** start of Records to use **

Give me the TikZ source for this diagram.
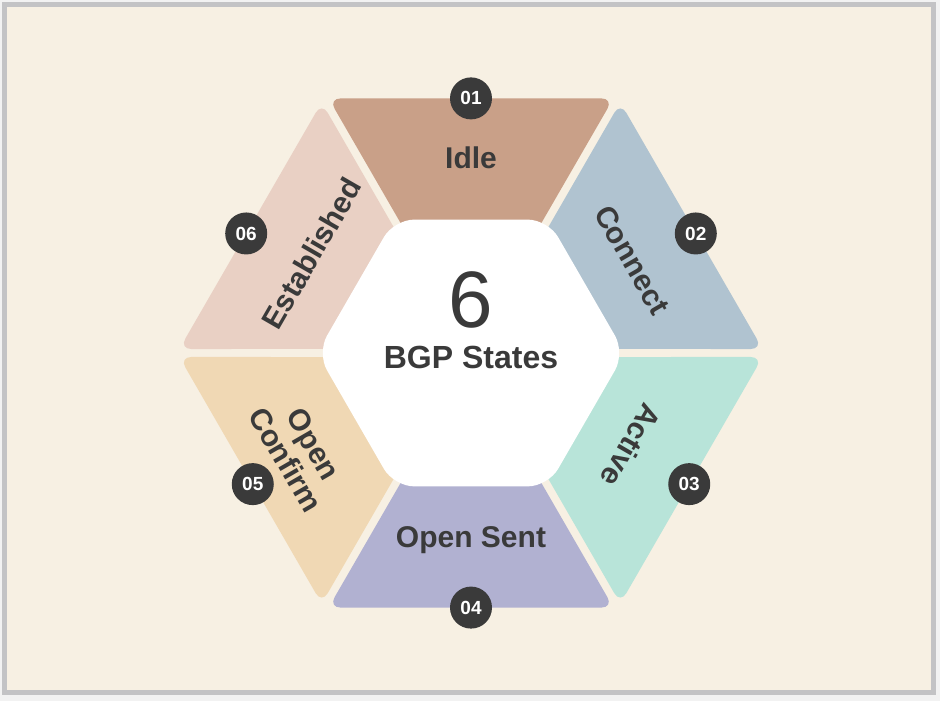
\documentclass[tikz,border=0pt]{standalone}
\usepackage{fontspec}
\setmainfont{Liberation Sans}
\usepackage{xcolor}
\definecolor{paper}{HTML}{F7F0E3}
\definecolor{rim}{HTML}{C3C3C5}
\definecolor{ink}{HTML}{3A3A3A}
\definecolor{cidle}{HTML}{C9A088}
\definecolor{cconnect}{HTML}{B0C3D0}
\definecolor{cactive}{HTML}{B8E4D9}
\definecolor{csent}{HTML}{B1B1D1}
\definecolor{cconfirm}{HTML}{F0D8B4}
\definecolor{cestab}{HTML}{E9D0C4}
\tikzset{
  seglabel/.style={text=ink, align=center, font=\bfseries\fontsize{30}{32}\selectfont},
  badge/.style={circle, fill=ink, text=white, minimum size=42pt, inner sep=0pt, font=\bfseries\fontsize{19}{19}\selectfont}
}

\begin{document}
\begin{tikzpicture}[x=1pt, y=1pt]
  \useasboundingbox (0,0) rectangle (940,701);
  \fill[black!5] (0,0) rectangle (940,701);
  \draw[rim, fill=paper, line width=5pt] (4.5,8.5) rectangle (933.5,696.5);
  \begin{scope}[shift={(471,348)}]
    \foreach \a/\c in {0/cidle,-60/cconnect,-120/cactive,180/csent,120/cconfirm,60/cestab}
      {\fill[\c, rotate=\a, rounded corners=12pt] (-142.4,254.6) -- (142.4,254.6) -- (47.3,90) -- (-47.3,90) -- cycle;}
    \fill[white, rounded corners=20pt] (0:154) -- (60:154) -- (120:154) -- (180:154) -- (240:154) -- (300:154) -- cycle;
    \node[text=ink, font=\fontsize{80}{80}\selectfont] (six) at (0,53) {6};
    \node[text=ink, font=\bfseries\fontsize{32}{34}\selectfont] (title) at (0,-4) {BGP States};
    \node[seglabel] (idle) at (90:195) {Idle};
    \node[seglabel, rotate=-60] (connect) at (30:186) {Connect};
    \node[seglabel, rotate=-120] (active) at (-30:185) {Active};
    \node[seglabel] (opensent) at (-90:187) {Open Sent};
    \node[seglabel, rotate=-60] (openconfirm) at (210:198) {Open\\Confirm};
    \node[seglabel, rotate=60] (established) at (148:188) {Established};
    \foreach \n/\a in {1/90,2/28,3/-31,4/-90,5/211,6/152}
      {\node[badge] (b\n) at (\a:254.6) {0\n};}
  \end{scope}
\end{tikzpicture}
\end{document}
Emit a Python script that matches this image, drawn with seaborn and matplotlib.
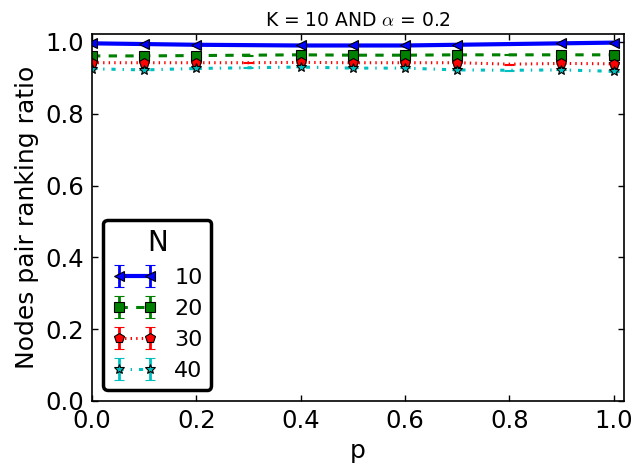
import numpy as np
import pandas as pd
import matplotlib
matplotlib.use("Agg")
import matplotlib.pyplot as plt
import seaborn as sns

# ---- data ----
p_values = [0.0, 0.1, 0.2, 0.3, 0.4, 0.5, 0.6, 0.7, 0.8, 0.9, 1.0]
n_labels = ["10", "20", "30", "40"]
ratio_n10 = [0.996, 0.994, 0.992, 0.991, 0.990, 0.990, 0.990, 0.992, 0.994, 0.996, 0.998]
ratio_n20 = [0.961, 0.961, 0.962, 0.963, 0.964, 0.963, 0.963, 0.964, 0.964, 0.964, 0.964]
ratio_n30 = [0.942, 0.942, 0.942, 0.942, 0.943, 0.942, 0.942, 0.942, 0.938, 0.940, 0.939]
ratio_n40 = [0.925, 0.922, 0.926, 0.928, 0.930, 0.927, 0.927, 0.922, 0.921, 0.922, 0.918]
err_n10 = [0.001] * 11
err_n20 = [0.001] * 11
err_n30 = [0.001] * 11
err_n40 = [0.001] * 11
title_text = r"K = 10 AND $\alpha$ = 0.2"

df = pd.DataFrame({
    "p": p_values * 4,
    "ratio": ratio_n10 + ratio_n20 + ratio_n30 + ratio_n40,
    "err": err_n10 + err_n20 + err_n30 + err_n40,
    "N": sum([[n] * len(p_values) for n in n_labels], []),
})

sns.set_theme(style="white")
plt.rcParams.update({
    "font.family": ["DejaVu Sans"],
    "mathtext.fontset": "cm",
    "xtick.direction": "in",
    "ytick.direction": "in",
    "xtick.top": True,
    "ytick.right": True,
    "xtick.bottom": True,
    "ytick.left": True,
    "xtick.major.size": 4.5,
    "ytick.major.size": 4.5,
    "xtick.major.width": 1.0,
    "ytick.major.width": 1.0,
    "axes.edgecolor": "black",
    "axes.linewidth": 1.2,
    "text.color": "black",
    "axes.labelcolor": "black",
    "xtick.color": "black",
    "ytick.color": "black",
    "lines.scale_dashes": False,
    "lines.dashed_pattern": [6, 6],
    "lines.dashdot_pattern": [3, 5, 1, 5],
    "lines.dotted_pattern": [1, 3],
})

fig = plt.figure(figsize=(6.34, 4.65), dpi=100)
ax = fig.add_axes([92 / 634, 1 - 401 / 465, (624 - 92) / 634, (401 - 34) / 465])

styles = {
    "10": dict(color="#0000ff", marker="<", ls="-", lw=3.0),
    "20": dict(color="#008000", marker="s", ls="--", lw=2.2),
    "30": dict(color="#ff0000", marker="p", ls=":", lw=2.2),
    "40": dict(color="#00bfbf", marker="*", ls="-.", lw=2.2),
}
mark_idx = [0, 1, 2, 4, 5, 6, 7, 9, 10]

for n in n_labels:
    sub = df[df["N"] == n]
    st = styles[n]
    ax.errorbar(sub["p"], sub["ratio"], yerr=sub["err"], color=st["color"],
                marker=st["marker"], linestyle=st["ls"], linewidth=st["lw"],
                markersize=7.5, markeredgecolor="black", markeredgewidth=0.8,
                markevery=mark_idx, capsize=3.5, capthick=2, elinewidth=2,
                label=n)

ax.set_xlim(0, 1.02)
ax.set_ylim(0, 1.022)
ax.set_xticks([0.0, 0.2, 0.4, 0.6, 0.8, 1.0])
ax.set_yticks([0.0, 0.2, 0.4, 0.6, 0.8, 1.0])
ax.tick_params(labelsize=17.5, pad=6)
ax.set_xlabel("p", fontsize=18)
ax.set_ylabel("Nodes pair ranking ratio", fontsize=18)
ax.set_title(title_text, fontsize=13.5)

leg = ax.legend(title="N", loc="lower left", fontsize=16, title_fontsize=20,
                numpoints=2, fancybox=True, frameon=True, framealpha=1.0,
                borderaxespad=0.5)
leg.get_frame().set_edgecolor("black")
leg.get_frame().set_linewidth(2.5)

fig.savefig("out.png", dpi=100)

** end of Records to use **

◆ **What the task requires**
Look through the records and gather each line with the word "matplotlib".

◆ **Expected answer**
Emit a Python script that matches this image, drawn with seaborn and matplotlib.
import matplotlib
matplotlib.use("Agg")
import matplotlib.pyplot as plt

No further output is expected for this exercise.